19 comments

  1. So sad we lost a fine example of southern history

  2. That photo with the man’s face in the upper right hand corner is really cool! And all the other photos are too! Thanks for finding them and sharing them with us!!!

  3. How sad it was torn down!

  4. Hopefully they are nice like the one we have.

  5. Forget the ghosts. I love getting to see the inside of the home. The architectural details are fabulous. The arched pocket doors…If only I could have those!

  6. House had beautiful features – a shame it was torn down. I have heard ghosts (if they exist) won’t hurt anyone, they just hang out in a place that is meaningful to them.

  7. Erica Caldwell Guthrie

  8. I hate this house was demolished.

  9. That is the fate of most of our old lovely homes. Down they go for some modern stuff with no character.

  10. Lens flare or just dust in the air. They had to do long exposures back then and anything moving, such as a dust-cloud would appear to be some kind of a mist. Like cloud-formations, you can “see” almost anything you like.

  11. The photo of the winding staircase, right side on the wall, appears to be a lady’s head with large hat on.

  12. The long exposure time used to capture detail in poorly-lit settings (notice the unlit light bulbs) + a careless host, assistant, or even photographer who walked into frame then quickly realized his error = the image of the man. Agree with previous comment that other “ghostly” image appears to be dust or lint. Also agree that the real story here is the beautiful architecture.

  13. I wrote a history of Rocky HIll a few decades ago.

    Gordon McBride lived across the street and built his home with the bricks, front doors, columns and several other architectural features from the original Saunder’s home in the early 1960s. I asked him why he had to tear it down and he said it was just beyond saving by 1961/62 when he came into possession.

    Mr. McBride was a successful businessman and actually still lives a few blocks away from me today. He is in his mid-90s now. My father, 92, also is still alive and with my mother still live across the street from the modern home built of Rocky Hill.

    We have one of the original massive wooden beams that served as my childhood study table/bench that was in our family den for many years. My brother owns that particular piece now and lives in another city in Alabama.

    Mr. McBride raised two boys and a girl in the home he built. Whenever their parents were away at a function for the evening, his youngest son, who was a friend of my middle brother, would come stay with us because of the strange occurrences he said still resided within the architecture of the place.

    I would play “Civil War Solider” in the spacious front yard of the home and always was fascinated by the slave-made bricks that made up the curved lamp post in the yard close to the street. It’s still there to this day.

    When I ventured out to the original site some 26 years or so ago, I used the “then & now” method of photography to illustrate the changes to the property. Twin cedar trees in back of the house, evident in the 1930’s era photos were still there but had grown quite large and flanked a modern swimming pool. The modern home built on top of where Rocky Hill stood is nothing spectacular and quite disappointing considering the history of the property.

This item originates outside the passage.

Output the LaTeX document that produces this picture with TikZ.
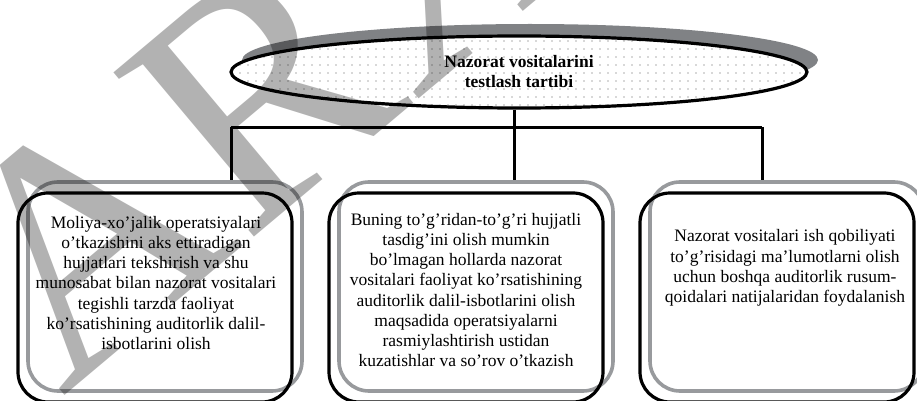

    A retired state senator lived there.

    Down the knoll and to the west of the home was the old cemetery but grown up and it took a bit of effort to fight through the brush to reach it. Several soldiers and Saunders relatives are buried there, including two graves of a man and woman (I’m sorry I can’t remember and I’d have to find the original story to know) but I was struck that they were lovers in life and in death, a small tree at the head of each grave had grown into one tree which seemed quite symbolic to me.

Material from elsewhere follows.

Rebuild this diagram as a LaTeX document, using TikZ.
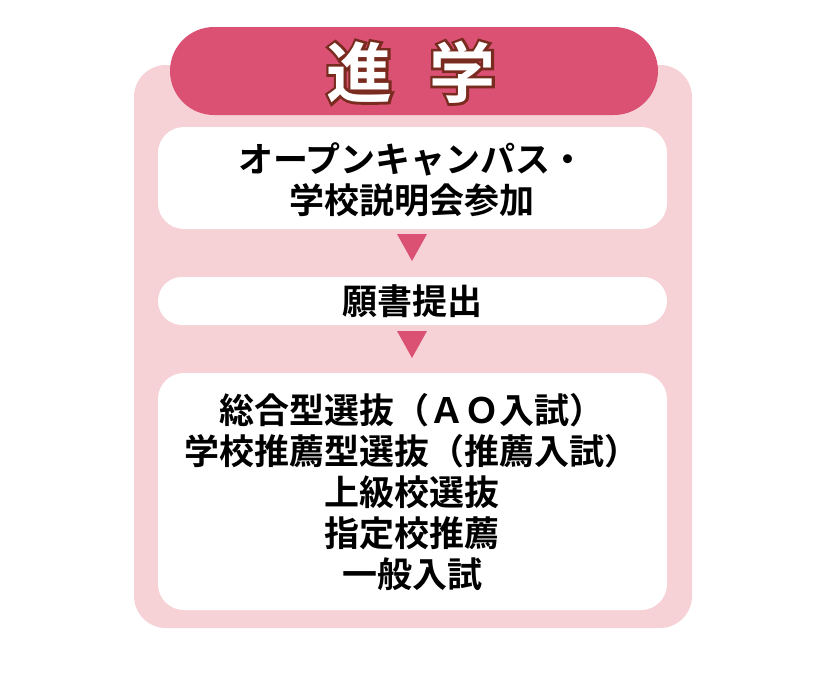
\documentclass[tikz,border=0pt]{standalone}
\usepackage{fontspec}
\newfontfamily\jp{Noto Sans CJK JP}[BoldFont={* Bold}]
\newfontfamily\jpout{Noto Sans CJK JP Bold}[FakeBold=8]
\definecolor{hdr}{HTML}{DB5174}
\definecolor{panel}{HTML}{F6D2D6}
\definecolor{outl}{HTML}{7A2B1F}
\tikzset{
  stepbox/.style={fill=white, rounded corners=26pt, draw=none},
  steptext/.style={font=\jp\bfseries\fontsize{35}{41}\selectfont, align=center, text=black, inner sep=0pt},
  tri/.style={fill=hdr, draw=none},
  titletext/.style={font=\jp\bfseries\fontsize{66}{66}\selectfont, inner sep=0pt}
}
\begin{document}
\begin{tikzpicture}[x=1pt,y=-1pt]
\useasboundingbox (0,0) rectangle (820,675);
% panel
\fill[panel, rounded corners=32pt] (134,65) rectangle (692,628);
% header
\fill[hdr, rounded corners=44pt] (170,27) rectangle (658,115);
\coordinate (tc) at (411,72);
\node[inner sep=0pt, text=outl, font=\jpout\fontsize{66}{66}\selectfont] (titleback) at (tc) {進\hspace{37pt}学};
\node[titletext, text=white] (title) at (tc) {進\hspace{37pt}学};
% boxes
\fill[stepbox] (158,127) rectangle (667,229);
\node[steptext] (t1) at (412,180) {オープンキャンパス・\\学校説明会参加};
\fill[stepbox, rounded corners=24pt] (158,277) rectangle (667,325);
\node[steptext] (t2) at (412,301) {願書提出};
\fill[stepbox] (158,373) rectangle (667,610);
\node[steptext] (t3) at (412,492) {総合型選抜（ＡＯ入試）\\学校推薦型選抜（推薦入試）\\上級校選抜\\指定校推薦\\一般入試};
% triangles
\fill[tri] (397,234) -- (427,234) -- (412,261) -- cycle;
\fill[tri] (397,331) -- (427,331) -- (412,358) -- cycle;
\end{tikzpicture}
\end{document}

    Scattered about the property and halfway down the knoll from the home were old bits of column bases and ironwork, etc., that had once stood proudly as part of the original home.

    I’m in my 50s now and this was all a long time ago, but obviously, having grown up literally across the street from what was Rocky Hill, it is a property and story dear to my heard.

    Best,
    Jonathan Baggs

    1. dear to my “heart.”

    2. Thank you for your historic information. So sad these old homes get into such a state of disrepair and can’t be restored. They were so beautiful and unlike what is built today. Again, thank you for your input.

  14. […] Haunted Rocky Hill Castle, Lawrence County, Alabama ca. 1939 (Library of Congress) […]

  15. […] built a commodious residence three miles west of Courtland which was named Rocky Hill in 1832. The land was first bought by Mr. Norment of Virginia and a log cabin stood on the hill […]

  16. Was Alex Bush the photographer? His photographs of of Alabama houses are sublime.